* GIVEN TASK *
Extract word for word the lines of the listing from its start to the line holding "97.9, 99.5, 99.9, 100.0, 100.0, 100.0, 100.0, 100.0]", both ends kept; pictures are not part of the copy.
....................
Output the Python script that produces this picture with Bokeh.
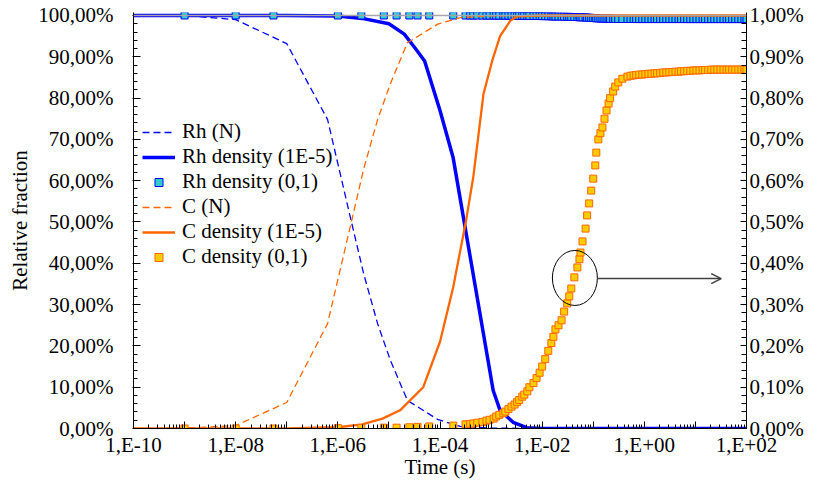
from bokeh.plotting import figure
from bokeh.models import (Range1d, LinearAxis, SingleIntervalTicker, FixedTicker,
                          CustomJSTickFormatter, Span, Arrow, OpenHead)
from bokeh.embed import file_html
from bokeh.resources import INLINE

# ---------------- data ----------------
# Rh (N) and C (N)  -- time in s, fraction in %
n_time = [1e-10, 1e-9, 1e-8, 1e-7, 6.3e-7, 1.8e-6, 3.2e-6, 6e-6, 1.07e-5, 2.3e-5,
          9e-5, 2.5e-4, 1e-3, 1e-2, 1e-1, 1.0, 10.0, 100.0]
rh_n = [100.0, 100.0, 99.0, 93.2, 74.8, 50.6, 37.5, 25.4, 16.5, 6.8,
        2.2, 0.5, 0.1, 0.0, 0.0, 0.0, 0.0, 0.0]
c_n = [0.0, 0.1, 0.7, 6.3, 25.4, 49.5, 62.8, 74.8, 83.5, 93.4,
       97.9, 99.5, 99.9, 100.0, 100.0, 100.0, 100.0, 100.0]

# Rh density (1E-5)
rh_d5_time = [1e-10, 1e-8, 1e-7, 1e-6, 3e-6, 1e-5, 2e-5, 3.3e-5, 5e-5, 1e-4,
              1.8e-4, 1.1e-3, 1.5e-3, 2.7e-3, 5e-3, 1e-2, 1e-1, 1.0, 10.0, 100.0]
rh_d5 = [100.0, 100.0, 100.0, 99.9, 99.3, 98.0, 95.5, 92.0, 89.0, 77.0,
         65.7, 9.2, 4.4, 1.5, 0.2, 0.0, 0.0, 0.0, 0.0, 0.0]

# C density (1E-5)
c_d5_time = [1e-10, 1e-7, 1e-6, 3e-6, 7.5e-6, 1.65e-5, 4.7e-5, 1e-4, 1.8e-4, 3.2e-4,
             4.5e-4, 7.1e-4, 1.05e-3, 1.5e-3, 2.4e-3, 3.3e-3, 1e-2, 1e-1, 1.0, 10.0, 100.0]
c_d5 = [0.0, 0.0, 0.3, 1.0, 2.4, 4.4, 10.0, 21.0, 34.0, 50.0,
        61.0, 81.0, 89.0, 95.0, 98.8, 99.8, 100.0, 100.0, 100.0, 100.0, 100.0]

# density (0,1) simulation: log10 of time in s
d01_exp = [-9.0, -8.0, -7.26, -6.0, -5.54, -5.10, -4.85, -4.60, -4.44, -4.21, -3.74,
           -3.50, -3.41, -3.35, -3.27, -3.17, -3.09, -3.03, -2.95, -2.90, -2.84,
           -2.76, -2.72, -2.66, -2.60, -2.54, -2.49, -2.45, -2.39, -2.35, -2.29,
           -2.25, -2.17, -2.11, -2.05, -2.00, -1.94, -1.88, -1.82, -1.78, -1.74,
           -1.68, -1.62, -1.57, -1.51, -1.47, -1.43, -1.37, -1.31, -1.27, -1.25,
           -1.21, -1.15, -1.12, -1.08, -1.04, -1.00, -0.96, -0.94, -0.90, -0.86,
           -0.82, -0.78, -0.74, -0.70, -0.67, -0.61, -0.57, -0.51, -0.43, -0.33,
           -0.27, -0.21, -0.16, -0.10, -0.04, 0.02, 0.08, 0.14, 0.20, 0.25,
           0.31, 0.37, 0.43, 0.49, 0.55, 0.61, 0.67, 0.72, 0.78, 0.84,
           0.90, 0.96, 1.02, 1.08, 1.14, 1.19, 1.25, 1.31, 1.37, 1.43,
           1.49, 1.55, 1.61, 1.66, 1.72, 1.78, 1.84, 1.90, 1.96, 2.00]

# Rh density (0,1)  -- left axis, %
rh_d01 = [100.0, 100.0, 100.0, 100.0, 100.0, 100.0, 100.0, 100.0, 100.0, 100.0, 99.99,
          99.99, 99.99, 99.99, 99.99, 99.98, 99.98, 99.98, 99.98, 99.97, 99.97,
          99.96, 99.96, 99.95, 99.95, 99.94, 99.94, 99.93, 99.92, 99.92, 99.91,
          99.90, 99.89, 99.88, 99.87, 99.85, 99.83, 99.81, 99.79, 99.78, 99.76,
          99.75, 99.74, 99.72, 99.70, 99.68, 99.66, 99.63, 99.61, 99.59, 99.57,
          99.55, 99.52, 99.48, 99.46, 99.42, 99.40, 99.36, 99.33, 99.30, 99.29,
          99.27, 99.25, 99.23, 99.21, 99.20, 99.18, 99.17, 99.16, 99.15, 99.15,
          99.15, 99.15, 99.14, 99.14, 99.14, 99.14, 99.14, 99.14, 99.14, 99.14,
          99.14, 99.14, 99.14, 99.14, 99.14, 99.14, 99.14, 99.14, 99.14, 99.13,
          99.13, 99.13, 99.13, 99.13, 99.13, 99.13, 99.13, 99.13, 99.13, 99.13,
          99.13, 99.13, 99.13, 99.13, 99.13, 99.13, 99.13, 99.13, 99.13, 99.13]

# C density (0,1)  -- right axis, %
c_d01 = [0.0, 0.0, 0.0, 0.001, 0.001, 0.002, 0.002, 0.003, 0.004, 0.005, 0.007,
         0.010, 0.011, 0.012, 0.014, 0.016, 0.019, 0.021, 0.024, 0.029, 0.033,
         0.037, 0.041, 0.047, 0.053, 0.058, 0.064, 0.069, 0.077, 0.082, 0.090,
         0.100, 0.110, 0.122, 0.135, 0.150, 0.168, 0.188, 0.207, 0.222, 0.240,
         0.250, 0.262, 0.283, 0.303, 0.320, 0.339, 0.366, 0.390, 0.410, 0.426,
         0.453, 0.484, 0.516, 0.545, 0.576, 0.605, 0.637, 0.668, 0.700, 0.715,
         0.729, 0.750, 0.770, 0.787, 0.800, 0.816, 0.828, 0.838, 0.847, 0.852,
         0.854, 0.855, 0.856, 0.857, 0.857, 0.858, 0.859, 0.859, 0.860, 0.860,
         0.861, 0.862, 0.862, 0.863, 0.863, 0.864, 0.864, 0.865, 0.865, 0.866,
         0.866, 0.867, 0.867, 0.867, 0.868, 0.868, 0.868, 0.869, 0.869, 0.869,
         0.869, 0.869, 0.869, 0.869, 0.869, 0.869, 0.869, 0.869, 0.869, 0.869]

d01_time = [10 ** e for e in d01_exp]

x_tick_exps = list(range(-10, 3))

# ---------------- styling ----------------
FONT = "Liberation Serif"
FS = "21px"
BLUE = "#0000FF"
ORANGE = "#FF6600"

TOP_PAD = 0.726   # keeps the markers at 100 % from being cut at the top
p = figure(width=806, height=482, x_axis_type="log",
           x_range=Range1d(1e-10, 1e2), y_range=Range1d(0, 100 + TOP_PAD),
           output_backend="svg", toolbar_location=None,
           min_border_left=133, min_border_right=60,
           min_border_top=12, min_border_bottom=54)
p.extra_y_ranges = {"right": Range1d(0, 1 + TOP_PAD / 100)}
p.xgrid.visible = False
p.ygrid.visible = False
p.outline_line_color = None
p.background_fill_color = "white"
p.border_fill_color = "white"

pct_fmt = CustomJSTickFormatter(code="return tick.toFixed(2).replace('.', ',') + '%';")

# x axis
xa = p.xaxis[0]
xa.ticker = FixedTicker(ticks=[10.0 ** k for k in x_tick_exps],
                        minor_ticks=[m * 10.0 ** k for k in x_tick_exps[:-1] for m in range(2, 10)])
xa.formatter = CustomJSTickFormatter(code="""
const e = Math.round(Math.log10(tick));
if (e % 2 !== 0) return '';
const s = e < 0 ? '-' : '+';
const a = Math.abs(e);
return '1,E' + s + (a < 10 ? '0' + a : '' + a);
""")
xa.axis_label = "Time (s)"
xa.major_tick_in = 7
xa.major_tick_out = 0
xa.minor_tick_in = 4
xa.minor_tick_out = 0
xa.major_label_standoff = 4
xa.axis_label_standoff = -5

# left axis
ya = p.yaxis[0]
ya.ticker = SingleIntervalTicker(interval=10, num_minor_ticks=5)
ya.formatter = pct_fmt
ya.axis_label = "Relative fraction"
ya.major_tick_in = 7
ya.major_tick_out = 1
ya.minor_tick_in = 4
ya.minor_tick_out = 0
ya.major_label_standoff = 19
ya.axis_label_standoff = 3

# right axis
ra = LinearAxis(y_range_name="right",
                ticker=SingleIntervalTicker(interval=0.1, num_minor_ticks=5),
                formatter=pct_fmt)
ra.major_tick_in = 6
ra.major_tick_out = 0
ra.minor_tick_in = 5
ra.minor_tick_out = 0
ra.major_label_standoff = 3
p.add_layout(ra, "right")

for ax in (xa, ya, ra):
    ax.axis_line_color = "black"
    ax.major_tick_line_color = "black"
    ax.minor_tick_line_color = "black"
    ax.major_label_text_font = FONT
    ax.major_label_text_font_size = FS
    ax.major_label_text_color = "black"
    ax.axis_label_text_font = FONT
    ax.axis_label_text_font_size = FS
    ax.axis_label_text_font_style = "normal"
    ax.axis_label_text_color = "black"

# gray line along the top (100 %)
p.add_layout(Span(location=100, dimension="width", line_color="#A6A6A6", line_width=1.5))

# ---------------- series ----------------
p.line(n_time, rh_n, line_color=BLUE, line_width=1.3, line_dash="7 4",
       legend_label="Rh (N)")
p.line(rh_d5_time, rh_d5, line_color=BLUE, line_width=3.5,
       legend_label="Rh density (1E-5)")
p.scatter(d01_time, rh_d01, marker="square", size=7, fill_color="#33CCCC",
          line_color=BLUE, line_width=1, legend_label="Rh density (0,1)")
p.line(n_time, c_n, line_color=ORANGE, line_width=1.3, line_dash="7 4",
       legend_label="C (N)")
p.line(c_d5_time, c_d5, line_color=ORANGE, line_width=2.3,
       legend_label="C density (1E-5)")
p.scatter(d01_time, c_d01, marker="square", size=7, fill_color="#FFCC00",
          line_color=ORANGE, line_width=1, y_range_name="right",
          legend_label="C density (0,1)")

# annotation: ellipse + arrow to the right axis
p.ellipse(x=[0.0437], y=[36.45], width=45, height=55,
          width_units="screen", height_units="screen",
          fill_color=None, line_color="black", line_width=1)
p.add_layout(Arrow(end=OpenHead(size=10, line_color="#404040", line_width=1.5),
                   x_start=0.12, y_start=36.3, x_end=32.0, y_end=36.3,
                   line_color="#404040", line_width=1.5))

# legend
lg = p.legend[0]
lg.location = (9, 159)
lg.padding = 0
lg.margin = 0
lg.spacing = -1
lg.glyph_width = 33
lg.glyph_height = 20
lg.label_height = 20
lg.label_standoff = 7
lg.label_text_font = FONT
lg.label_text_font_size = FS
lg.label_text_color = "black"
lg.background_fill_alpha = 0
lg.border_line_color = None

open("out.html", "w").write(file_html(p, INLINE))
....................
* THE REPLY *
Output the Python script that produces this picture with Bokeh.
from bokeh.plotting import figure
from bokeh.models import (Range1d, LinearAxis, SingleIntervalTicker, FixedTicker,
                          CustomJSTickFormatter, Span, Arrow, OpenHead)
from bokeh.embed import file_html
from bokeh.resources import INLINE

# ---------------- data ----------------
# Rh (N) and C (N)  -- time in s, fraction in %
n_time = [1e-10, 1e-9, 1e-8, 1e-7, 6.3e-7, 1.8e-6, 3.2e-6, 6e-6, 1.07e-5, 2.3e-5,
          9e-5, 2.5e-4, 1e-3, 1e-2, 1e-1, 1.0, 10.0, 100.0]
rh_n = [100.0, 100.0, 99.0, 93.2, 74.8, 50.6, 37.5, 25.4, 16.5, 6.8,
        2.2, 0.5, 0.1, 0.0, 0.0, 0.0, 0.0, 0.0]
c_n = [0.0, 0.1, 0.7, 6.3, 25.4, 49.5, 62.8, 74.8, 83.5, 93.4,
       97.9, 99.5, 99.9, 100.0, 100.0, 100.0, 100.0, 100.0]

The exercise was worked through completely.